Il est rarissime que je lise dans le métro, pourtant, certain soir, à peine assise sur un banc, dans l'attente de la rame direction Stockel, j'ouvrais "L'enfant à l'endroit, l'enfant à l'envers", de Nicole VERSAILLES.

Très vite, ce livre qui aurait pu s'intituler aussi "Lettre à Eugénie" -puisqu'il se présente sous la forme d'une longue missive- m'a fascinée.  Au retour, installée dans la rame en direction de Saint-Guidon, j'ai replongé dans ces pages, et j'en étais arrivée à la naissance de la narratrice, en plein tohu-bohu de la guerre, au moment où j'ai dû refermer mon livre pour débarquer dans un quartier encore sous surveillance policière...

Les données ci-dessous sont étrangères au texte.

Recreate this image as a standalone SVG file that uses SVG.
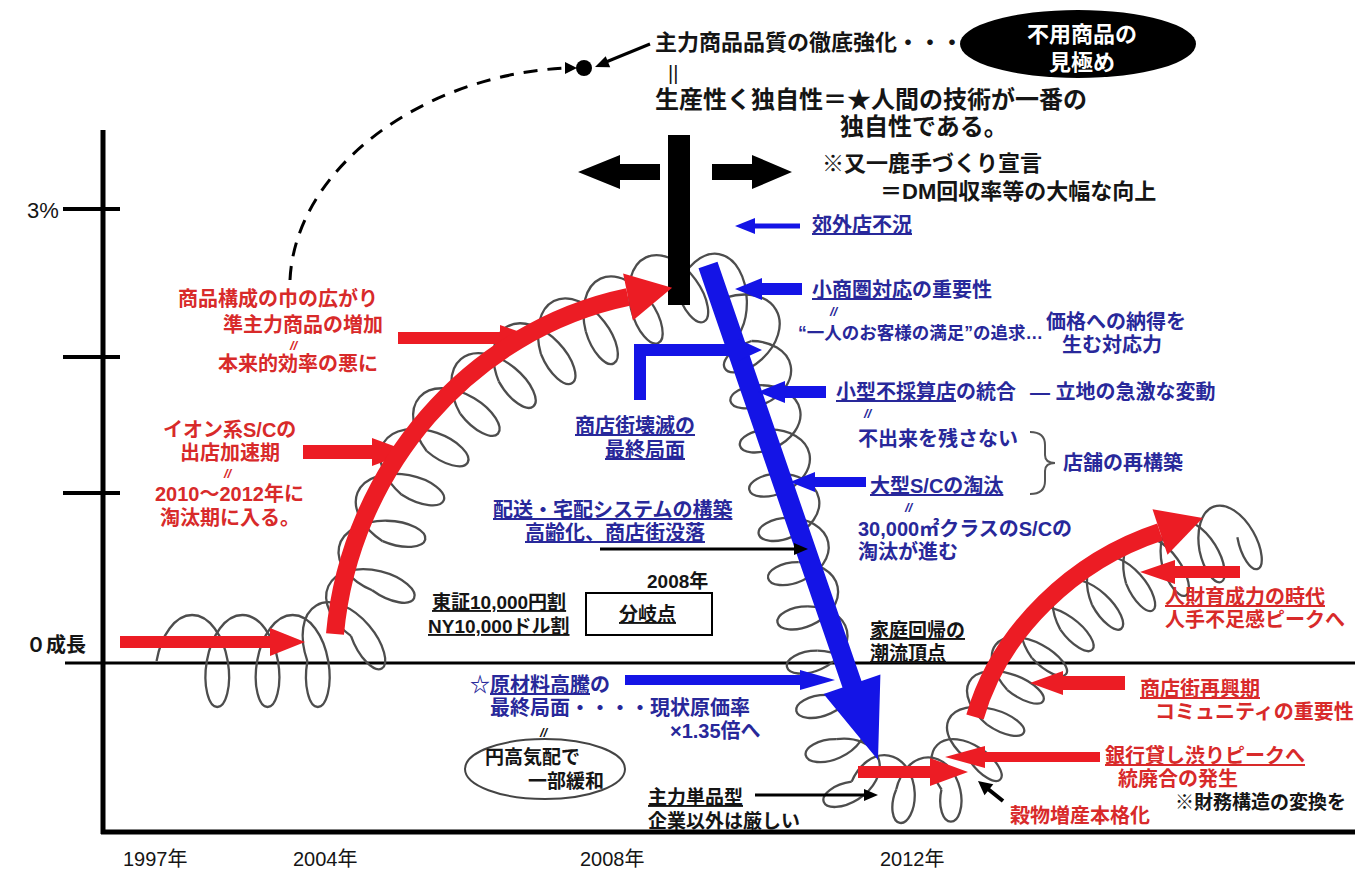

Et déjà, j'avais découvert, au début de ce court et dense volume, des faits de vie auxquels je suis particulièrement sensible.

***

Roman autobiographique, donc, regard porté sur l'histoire de trois femmes, Eugénie, la grand-mère, Suzanne, la mère, et enfin, "Elle", la fille... Déroulement de souvenirs éclairé, coloré d'imaginaire, longue lettre à Eugénie, cette grand-mère qui, nous dit d'emblée la narratrice, est "morte avant d'être ma grand-mère"...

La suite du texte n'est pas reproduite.